Danach zeichnete ich mit rotem Stift die Schnittkanten an. Ich verwendete ein flexibles Lineal, eine Winkelschmiege, eine Schieblehre und einen Schlosserwinkel. Leider war keines dieser Werkzeuge wirklich für den Zweck geeignet.
Mit dem Winkelschleifer schnitt ich schließlich die Rohre entlang der Markierungen ab.

Teleskopgriffe
Herstellung der Teleskopgriffe begann damit, die Enden der beiden dünnen Haltestangen schräg abzuschneiden. Als Lager für die Gewindestangen verwendete ich ein 30 cm Stück Rundholz, das ich noch übrig hatte und das ich in etwa 2-3 cm kurze Stücke schnitt, in die ich jeweils ein 6mm Loch bohrte.
Um die Gewindestangen an den schrägen Rohrstücken zu fixieren, verspannte ich jeweils ein Holzlager mit zwei Stoppmuttern und geriffelten Unterlegscheiben (von einem alten Fahrradreifen).
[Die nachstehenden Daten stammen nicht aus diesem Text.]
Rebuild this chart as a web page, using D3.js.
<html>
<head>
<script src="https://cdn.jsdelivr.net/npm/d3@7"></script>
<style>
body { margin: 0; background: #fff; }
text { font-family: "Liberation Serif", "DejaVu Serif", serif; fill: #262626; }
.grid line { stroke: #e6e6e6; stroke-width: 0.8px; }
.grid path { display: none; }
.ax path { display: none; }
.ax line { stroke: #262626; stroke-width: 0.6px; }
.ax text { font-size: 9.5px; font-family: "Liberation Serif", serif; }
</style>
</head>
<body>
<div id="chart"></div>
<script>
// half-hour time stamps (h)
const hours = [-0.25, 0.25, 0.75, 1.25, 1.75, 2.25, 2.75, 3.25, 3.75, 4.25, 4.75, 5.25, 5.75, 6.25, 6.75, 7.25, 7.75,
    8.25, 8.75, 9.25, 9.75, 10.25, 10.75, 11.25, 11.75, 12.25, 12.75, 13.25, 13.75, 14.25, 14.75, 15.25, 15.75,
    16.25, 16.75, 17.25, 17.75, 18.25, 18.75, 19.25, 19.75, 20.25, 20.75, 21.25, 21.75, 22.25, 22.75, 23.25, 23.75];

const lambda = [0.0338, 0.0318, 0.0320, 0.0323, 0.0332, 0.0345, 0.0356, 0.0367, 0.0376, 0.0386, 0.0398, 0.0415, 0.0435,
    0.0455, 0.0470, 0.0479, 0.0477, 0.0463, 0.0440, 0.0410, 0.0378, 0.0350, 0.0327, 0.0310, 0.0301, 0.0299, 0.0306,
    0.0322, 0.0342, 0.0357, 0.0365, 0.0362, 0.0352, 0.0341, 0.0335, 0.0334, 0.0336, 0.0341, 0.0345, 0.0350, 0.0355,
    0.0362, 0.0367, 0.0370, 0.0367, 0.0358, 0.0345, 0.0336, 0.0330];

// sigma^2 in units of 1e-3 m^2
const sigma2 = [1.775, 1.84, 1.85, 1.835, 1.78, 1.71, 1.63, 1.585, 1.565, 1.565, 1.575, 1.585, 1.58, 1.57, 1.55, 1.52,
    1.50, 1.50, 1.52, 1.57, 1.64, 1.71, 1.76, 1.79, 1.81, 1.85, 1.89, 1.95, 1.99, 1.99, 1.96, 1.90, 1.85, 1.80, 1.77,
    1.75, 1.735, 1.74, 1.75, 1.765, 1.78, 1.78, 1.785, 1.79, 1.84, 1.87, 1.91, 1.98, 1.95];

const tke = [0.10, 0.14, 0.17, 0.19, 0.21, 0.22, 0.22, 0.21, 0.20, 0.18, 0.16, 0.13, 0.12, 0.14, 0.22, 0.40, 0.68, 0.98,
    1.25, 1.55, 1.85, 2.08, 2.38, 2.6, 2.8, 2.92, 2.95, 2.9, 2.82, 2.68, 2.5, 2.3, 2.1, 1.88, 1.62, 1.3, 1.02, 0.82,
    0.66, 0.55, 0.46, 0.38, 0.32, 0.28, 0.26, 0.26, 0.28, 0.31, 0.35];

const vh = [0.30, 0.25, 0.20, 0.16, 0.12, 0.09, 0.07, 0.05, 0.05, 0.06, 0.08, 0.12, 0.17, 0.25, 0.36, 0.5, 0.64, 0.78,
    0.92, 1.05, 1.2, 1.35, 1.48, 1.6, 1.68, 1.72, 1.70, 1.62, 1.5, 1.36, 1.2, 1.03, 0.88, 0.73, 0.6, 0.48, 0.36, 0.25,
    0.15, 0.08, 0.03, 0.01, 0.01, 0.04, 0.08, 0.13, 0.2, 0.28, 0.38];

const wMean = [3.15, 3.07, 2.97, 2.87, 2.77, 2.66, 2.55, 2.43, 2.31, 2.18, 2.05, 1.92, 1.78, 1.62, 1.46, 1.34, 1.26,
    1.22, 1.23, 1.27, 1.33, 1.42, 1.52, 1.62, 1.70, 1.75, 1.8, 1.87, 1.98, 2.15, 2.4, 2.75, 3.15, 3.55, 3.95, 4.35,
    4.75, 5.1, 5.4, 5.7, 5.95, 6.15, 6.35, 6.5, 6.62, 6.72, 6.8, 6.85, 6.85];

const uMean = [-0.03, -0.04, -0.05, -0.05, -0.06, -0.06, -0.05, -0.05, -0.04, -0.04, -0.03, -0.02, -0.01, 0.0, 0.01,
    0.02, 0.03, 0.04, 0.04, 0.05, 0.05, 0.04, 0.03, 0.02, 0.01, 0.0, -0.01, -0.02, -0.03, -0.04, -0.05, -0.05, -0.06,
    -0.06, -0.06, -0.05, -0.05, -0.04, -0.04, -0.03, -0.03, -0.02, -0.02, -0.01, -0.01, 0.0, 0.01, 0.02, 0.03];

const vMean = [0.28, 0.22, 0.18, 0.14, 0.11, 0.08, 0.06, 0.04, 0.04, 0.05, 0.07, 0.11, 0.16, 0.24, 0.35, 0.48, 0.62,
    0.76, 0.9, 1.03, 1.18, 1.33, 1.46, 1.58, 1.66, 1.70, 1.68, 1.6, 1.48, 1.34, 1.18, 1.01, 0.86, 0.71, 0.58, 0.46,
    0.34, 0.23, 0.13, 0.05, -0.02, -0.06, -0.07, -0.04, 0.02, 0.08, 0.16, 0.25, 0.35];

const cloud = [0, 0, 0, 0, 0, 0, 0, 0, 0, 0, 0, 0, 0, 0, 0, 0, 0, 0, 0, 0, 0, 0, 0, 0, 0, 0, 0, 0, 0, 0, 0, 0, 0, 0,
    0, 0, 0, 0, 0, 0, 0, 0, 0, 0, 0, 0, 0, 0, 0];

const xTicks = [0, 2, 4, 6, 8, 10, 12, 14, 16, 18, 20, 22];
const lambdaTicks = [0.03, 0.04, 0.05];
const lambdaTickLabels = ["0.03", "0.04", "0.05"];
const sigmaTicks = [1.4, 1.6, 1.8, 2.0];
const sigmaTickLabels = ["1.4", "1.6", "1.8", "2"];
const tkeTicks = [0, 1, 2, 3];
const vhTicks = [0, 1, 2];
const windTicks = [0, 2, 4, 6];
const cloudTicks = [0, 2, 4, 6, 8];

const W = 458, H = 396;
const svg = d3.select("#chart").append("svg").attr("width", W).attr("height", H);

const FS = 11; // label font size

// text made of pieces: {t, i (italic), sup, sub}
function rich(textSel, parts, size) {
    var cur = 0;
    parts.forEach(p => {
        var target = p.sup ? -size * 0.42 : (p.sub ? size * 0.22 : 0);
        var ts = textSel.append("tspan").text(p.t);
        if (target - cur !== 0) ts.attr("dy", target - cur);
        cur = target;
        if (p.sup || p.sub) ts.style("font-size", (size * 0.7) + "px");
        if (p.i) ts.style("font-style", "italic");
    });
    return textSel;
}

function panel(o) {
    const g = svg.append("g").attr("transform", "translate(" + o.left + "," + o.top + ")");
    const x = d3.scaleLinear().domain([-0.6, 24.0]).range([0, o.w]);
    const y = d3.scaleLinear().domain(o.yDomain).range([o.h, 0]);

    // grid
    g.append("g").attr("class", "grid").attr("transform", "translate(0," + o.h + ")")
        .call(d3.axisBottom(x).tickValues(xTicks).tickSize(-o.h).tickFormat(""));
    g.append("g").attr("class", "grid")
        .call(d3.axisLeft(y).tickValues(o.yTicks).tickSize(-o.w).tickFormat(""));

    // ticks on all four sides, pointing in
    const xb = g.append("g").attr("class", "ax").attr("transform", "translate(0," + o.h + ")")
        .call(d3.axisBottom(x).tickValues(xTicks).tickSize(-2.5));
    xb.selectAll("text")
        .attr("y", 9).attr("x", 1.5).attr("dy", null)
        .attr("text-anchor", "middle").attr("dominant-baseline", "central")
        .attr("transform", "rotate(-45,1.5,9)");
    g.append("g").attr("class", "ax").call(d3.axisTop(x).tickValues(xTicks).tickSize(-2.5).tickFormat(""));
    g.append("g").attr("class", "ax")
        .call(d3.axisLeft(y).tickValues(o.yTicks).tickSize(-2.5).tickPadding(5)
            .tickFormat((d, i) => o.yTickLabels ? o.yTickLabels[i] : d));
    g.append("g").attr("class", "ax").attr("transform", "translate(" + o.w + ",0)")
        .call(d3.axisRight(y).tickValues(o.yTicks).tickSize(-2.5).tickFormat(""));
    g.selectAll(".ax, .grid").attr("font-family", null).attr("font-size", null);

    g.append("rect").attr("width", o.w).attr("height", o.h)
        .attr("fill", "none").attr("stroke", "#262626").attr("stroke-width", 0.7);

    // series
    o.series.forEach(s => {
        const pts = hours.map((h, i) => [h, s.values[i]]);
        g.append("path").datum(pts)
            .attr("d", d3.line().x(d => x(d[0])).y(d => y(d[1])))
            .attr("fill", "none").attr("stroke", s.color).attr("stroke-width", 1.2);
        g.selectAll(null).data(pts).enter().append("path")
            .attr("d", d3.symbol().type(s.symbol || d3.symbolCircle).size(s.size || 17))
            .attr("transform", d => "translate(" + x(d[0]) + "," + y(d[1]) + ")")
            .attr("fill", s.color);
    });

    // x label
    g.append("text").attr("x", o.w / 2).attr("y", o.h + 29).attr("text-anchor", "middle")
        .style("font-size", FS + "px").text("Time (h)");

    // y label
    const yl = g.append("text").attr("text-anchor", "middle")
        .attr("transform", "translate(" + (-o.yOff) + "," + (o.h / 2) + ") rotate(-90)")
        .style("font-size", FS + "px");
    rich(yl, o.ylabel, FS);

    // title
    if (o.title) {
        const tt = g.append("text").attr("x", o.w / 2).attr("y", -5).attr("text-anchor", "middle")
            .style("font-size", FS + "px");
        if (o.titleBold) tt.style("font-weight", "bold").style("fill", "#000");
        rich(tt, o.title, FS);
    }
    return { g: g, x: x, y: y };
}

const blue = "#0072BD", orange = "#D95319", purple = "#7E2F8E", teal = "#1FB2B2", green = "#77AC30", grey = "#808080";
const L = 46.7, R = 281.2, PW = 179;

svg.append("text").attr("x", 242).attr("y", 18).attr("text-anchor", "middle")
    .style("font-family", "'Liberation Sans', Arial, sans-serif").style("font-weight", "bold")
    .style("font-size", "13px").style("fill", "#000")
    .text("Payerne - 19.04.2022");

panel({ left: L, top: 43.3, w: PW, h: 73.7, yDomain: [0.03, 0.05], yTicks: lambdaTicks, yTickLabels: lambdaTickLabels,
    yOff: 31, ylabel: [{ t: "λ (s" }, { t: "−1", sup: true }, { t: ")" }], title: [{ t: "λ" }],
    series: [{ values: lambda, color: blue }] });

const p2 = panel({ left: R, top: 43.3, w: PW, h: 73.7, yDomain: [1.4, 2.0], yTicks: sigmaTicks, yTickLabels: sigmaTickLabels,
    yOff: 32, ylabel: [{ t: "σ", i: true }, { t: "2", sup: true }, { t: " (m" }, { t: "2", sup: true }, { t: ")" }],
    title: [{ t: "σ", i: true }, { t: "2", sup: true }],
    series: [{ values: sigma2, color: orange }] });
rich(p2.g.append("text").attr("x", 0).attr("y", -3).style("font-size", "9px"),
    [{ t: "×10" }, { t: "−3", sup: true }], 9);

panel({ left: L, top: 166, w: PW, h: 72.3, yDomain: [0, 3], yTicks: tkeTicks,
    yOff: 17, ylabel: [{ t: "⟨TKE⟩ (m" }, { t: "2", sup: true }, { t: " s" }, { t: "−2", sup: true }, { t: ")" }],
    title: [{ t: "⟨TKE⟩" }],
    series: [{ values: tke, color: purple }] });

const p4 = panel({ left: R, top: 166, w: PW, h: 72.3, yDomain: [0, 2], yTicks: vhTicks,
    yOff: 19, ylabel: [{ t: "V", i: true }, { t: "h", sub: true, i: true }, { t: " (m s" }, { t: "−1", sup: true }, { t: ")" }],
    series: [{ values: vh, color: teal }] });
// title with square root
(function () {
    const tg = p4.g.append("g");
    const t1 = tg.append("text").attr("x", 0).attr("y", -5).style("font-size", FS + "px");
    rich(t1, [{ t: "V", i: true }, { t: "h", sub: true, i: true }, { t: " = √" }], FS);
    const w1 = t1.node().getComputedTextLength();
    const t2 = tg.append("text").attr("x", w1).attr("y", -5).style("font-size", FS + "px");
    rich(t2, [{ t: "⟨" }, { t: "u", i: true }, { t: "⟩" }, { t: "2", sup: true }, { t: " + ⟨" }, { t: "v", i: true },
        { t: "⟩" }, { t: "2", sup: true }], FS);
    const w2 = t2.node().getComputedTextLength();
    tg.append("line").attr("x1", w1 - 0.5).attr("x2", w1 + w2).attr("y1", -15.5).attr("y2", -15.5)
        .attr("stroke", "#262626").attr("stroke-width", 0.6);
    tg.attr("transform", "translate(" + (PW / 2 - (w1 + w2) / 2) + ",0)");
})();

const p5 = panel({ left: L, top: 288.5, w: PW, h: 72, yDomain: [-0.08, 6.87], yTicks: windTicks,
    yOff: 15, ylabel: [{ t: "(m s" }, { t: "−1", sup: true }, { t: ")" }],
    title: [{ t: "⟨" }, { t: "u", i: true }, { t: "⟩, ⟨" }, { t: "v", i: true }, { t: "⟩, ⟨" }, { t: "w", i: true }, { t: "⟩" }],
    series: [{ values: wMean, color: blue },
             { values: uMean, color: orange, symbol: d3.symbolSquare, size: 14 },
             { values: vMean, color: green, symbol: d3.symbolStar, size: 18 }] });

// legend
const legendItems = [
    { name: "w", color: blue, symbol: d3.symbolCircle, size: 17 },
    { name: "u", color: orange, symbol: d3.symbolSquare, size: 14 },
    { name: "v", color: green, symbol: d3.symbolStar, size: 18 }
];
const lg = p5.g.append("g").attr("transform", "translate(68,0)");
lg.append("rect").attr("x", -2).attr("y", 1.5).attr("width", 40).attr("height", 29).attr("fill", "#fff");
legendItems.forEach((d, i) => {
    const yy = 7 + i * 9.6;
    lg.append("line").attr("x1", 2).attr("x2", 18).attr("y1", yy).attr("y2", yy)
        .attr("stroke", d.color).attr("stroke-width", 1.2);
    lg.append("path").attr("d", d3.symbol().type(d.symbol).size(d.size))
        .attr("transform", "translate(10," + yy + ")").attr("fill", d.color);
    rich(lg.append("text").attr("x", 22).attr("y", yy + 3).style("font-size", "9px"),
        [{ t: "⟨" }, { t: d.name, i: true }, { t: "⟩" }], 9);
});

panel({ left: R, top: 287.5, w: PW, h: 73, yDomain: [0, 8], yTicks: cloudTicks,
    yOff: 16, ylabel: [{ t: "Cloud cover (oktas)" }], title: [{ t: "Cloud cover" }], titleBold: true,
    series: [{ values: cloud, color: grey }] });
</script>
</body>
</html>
Das Ergebnis ist im unteren Bild zu sehen.
Damit die Holzlager nicht verrutschen, bohrte ich je ein 3mm Loch durch das Aluminiumrohr und bis zur Hälfte des Holzlagers. Danach schnitt ich ein 4mm Gewinde in das Aluminiumrohr und schraubte eine entsprechende Madenschraube ein.

Am vorderen Ende der Teleskopgriffe kann nun eine Mutter mit einer Unterlegscheibe, die breiter als das Rohr ist, geschraubt werden. Wird die Mutter angezogen, wird das schräge Rohrstück nach vorn gezogen und verkeilt sich. Dadurch kann die Teleskopstange stufenlos ein- und ausgefahren werden und an der gewünschten Länge verriegelt werden. Das Ergebnis des Werkstatttags ist im unteren Bild zu sehen.
Die Griffkonstruktion für den Wanderanhänger ist weitesgehend fertig. Es fehlen noch die Schweißnähte, die die Rohre miteinander verbinden.